Why is it hard to get the user experience “right”?
We all want to design products or services that are useful and enjoyable to use. No one wakes up one day and says “I want people to buy my product/service, and I want them to feel miserable using it!“.
One of the main problems you face as a user experience designer is that you are the designer and not your user. Even if you happen to be a potential user, you still don’t represent all your users, and it’s crucial to go out and ask your users what their needs are, and how they work to try to meet their needs, so you can design a system effectively for them.
One other reason UX is challenging is that most of the time you’re dealing with software. You have to design an interaction between an organic being and a computer.
Humans think very differently than computers. As a UX Designer, your job might also be a balancing act between translating what works, what’s easy to do with a computer, and what makes sense, all of which are very challenging to do.
Another problem with using software is that it’s so easy to add new features. You end up finding many products adding features and getting bloated to the point that they are no longer useful. Part of user experience is to ensure we focus on what is critical to add for our users.
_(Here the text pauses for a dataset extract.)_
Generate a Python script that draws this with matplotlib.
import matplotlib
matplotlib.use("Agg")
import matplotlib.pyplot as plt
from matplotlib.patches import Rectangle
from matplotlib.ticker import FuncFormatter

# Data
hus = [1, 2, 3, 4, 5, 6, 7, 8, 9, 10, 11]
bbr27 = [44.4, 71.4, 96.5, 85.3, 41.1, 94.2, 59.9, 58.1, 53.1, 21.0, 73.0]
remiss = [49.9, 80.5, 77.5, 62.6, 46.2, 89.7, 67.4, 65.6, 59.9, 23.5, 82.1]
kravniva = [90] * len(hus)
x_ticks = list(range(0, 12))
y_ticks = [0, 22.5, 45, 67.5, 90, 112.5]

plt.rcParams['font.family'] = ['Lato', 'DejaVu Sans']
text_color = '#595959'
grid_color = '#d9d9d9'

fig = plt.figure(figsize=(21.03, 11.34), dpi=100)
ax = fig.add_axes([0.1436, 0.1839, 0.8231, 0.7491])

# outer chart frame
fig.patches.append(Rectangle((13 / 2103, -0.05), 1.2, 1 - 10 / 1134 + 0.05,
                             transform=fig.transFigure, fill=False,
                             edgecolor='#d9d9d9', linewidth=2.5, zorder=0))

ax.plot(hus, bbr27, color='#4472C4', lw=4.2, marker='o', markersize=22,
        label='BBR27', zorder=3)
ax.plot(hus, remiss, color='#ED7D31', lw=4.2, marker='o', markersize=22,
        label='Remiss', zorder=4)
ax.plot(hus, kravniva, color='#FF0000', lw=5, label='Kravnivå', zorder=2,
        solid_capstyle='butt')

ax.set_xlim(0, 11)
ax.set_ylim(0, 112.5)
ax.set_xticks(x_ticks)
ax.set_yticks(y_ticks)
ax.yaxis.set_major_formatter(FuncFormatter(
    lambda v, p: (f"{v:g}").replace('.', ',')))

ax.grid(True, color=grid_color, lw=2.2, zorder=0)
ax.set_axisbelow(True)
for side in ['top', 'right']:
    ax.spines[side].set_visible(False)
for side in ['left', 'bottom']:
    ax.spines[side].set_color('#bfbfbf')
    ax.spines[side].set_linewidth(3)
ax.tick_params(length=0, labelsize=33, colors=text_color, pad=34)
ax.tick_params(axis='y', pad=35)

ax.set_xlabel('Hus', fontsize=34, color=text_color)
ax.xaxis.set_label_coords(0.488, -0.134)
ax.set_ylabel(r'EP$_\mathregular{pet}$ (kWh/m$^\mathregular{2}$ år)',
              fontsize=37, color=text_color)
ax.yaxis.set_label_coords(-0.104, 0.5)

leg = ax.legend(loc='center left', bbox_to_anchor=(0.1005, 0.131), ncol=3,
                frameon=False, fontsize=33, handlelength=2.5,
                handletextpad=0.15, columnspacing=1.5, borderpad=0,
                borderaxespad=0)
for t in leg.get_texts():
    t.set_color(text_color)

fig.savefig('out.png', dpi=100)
It’s easy to get these things wrong the first time, and, you’ll rarely if ever, get things perfect on the first go. Part of the UX process is iterative design and prototyping.
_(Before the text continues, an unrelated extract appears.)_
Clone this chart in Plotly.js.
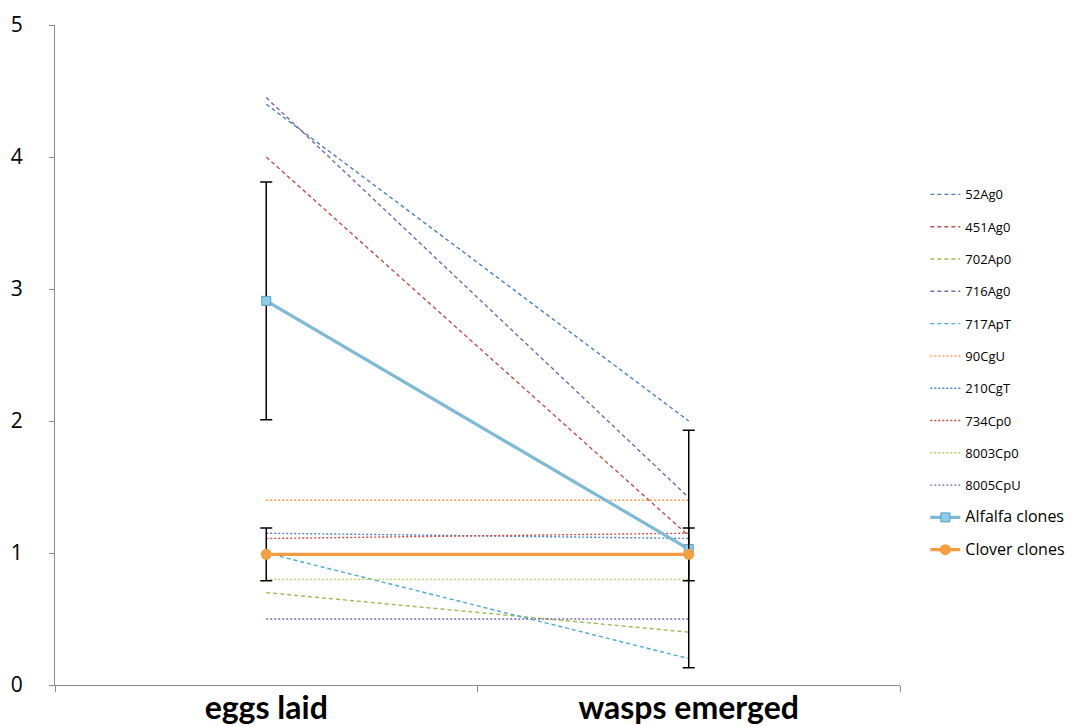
<!DOCTYPE html>
<html>
<head>
<meta charset="utf-8">
<script src="https://cdn.plot.ly/plotly-3.0.1.min.js"></script>
<style>html,body{margin:0;padding:0;background:#fff;}#chart{width:1082px;height:726px;}</style>
</head>
<body>
<div id="chart"></div>
<script>
// categories
const categories = ['eggs laid', 'wasps emerged'];

// individual clone series (values at eggs laid, wasps emerged)
const s52Ag0   = [4.40, 2.00];
const s451Ag0  = [4.00, 1.13];
const s702Ap0  = [0.70, 0.40];
const s716Ag0  = [4.45, 1.42];
const s717ApT  = [1.00, 0.20];
const s90CgU   = [1.40, 1.40];
const s210CgT  = [1.15, 1.11];
const s734Cp0  = [1.11, 1.15];
const s8003Cp0 = [0.80, 0.80];
const s8005CpU = [0.50, 0.50];

// group means and errors
const alfalfaMean = [2.91, 1.03];
const alfalfaErr  = [0.90, 0.90];
const cloverMean  = [0.99, 0.99];
const cloverErr   = [0.20, 0.20];

const DASH = '4px,3px';
const DOT = '2px,2px';

function clone(name, y, color, dash, i) {
  return {
    x: categories, y: y, name: name, type: 'scatter', mode: 'lines',
    legendgroup: 'g' + i,
    line: {color: color, width: 1.4, dash: dash}
  };
}

const traces = [
  clone('52Ag0', s52Ag0, '#4F81BD', DASH, 1),
  clone('451Ag0', s451Ag0, '#C0504D', DASH, 2),
  clone('702Ap0', s702Ap0, '#9BBB59', DASH, 3),
  clone('716Ag0', s716Ag0, '#8064A2', DASH, 4),
  clone('717ApT', s717ApT, '#4BACC6', DASH, 5),
  clone('90CgU', s90CgU, '#F79646', DOT, 6),
  clone('210CgT', s210CgT, '#4F81BD', DOT, 7),
  clone('734Cp0', s734Cp0, '#C0504D', DOT, 8),
  clone('8003Cp0', s8003Cp0, '#B5CC6A', DOT, 9),
  clone('8005CpU', s8005CpU, '#8064A2', DOT, 10),
  {
    x: categories, y: alfalfaMean, name: '<span style="font-size:16px">Alfalfa clones</span>',
    type: 'scatter', mode: 'lines+markers', legendgroup: 'g11',
    line: {color: '#7EBAD6', width: 3.2},
    marker: {symbol: 'square', size: 9, color: '#8CCDEB', line: {color: '#5B9BC0', width: 1}},
    error_y: {type: 'data', array: alfalfaErr, visible: true, color: '#000', thickness: 1.5, width: 6}
  },
  {
    x: categories, y: cloverMean, name: '<span style="font-size:16px">Clover clones</span>',
    type: 'scatter', mode: 'lines+markers', legendgroup: 'g12',
    line: {color: '#F39A43', width: 3.2},
    marker: {symbol: 'circle', size: 11, color: '#F5A040', line: {color: '#E08A30', width: 0}},
    error_y: {type: 'data', array: cloverErr, visible: true, color: '#000', thickness: 1.5, width: 6}
  }
];

const layout = {
  width: 1082, height: 726,
  margin: {l: 55, r: 182, t: 25, b: 41},
  paper_bgcolor: '#fff', plot_bgcolor: '#fff',
  showlegend: true,
  font: {family: 'Lato, "Open Sans", sans-serif', color: '#000'},
  xaxis: {
    type: 'category', range: [-0.5, 1.5],
    showline: true, linecolor: '#8c8c8c', linewidth: 1,
    ticks: 'outside', tickson: 'boundaries', ticklen: 6, tickcolor: '#8c8c8c',
    showgrid: false, zeroline: false,
    ticklabelstandoff: -5,
    tickfont: {size: 32, family: 'Lato, sans-serif', weight: 'bold', color: '#000'}
  },
  yaxis: {
    range: [0, 5], dtick: 1, tick0: 0,
    showline: true, linecolor: '#8c8c8c', linewidth: 1,
    ticks: 'outside', ticklen: 5, tickcolor: '#8c8c8c',
    showgrid: false, zeroline: false,
    ticklabelstandoff: 22,
    tickfont: {size: 21, family: '"Open Sans", sans-serif', color: '#000'}
  },
  legend: {
    x: 1.03, xanchor: 'left', y: 0.766, yanchor: 'top',
    bgcolor: 'rgba(0,0,0,0)', borderwidth: 0,
    tracegroupgap: 12.4,
    font: {size: 13, family: '"Open Sans", sans-serif', color: '#000'}
  }
};

Plotly.newPlot('chart', traces, layout, {displayModeBar: false, staticPlot: true});
</script>
</body>
</html>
As a UX designer, your process should be iterative.
You begin with researching your user needs and try to prototype solutions to very quickly test and observe them. You do this to try and fail fast and learn from your mistakes.
We apply user-centred research and design to iterate back and forth in a cycle. You observe you reflect, then you make, and loopback to “observe” all over again. The earlier you involve your users, the sooner you’ll get to hit the mark.
It helps to have an understanding of human nature. You don’t need to be a psychologist, but it’s beneficial to understand how people work and what helps them accomplish their goals.
Why do we do all these things?
We do them to apply common sense. Unfortunately, common sense isn’t easy to achieve. You need to go through an iterative process that uses user-centred research to inform you about human behaviour, your users, and your design process.
Your common sense is only your common sense and does not reflect the ‘general’ conception of common sense.
Final Thoughts
User experience is a vast field that attempts to create meaningful solutions for real problems. I do think there is a common misconception that User Experience only exists in the digital world, but the reality is, user experience is everywhere.
Think about a building you last visited.
How did that building make you feel? Were you quiet and formal? Or where you more at ease? Did the space make you feel free to wander around, or did it restrict you to a specific area?
In a future post, I’ll explore the similarities between user experience and architecture to explain how experience design is not limited solely to human-computer interaction but is far more expansive than that. I do not, however, mean to suggest that architecture and user experience are interchangeable. The methodologies are similar, but they both require specific sets of knowledge. I will say that the barrier to entry from one spectrum to the other isn’t all that high, and is limited to easily acquirable knowledge (if we were to ignore the legal barriers towards becoming an architect).
I do not mean to suggest that Human-Computer Interaction does not play a crucial role in UX design. HCI is perhaps the most ‘important’ factor UX Designers need to consider. We must also be ready to adapt to the new world of the Internet of Things and “Mixed Reality” where our interactions are no longer limited to screens, but rather involve very different experiences.